**Challenge**
Each line from the top of the listing through the one holding "return 1 - (yp - T) / PH" should be restated word for word, with nothing added and no pictures.

**Collected material**

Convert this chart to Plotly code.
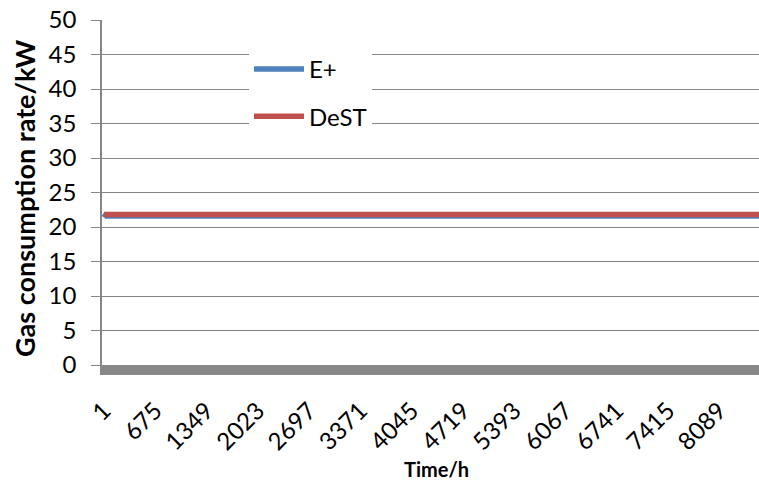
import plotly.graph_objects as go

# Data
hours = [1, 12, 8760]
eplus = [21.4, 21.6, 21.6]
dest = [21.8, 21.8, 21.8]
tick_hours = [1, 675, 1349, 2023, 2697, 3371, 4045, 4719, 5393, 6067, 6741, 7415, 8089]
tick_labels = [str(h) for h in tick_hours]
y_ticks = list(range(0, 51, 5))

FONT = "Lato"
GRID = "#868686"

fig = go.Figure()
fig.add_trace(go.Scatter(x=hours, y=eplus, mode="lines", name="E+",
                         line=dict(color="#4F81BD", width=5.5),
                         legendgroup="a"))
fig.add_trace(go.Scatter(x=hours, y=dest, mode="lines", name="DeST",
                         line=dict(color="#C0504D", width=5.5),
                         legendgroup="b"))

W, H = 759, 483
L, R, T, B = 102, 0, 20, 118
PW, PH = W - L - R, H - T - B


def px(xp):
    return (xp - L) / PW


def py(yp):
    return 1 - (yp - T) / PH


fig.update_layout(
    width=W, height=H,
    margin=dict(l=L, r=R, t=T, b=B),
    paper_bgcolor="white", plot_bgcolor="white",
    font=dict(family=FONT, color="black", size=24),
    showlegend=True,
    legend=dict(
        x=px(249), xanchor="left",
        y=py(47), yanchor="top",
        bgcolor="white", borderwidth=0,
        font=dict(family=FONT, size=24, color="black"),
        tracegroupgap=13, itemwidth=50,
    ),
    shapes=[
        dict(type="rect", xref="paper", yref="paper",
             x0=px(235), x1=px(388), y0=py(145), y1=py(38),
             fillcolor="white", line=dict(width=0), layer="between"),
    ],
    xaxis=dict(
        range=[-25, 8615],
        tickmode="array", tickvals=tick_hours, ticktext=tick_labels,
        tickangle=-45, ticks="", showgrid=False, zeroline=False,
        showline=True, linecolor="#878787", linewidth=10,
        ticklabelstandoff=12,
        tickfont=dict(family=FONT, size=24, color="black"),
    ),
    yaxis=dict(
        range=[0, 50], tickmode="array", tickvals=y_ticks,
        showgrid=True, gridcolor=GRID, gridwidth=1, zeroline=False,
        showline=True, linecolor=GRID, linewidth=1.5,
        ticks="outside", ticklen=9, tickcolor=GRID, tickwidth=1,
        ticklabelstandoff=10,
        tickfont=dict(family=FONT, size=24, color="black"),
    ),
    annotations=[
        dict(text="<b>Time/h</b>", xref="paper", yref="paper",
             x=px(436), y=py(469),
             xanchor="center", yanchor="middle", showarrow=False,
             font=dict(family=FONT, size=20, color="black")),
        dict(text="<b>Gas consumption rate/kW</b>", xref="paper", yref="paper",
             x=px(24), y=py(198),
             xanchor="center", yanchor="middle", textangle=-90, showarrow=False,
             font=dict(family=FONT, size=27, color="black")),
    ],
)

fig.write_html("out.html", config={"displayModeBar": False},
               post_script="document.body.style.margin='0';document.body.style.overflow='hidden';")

**Output below**
Convert this chart to Plotly code.
import plotly.graph_objects as go

# Data
hours = [1, 12, 8760]
eplus = [21.4, 21.6, 21.6]
dest = [21.8, 21.8, 21.8]
tick_hours = [1, 675, 1349, 2023, 2697, 3371, 4045, 4719, 5393, 6067, 6741, 7415, 8089]
tick_labels = [str(h) for h in tick_hours]
y_ticks = list(range(0, 51, 5))

FONT = "Lato"
GRID = "#868686"

fig = go.Figure()
fig.add_trace(go.Scatter(x=hours, y=eplus, mode="lines", name="E+",
                         line=dict(color="#4F81BD", width=5.5),
                         legendgroup="a"))
fig.add_trace(go.Scatter(x=hours, y=dest, mode="lines", name="DeST",
                         line=dict(color="#C0504D", width=5.5),
                         legendgroup="b"))

W, H = 759, 483
L, R, T, B = 102, 0, 20, 118
PW, PH = W - L - R, H - T - B


def px(xp):
    return (xp - L) / PW


def py(yp):
    return 1 - (yp - T) / PH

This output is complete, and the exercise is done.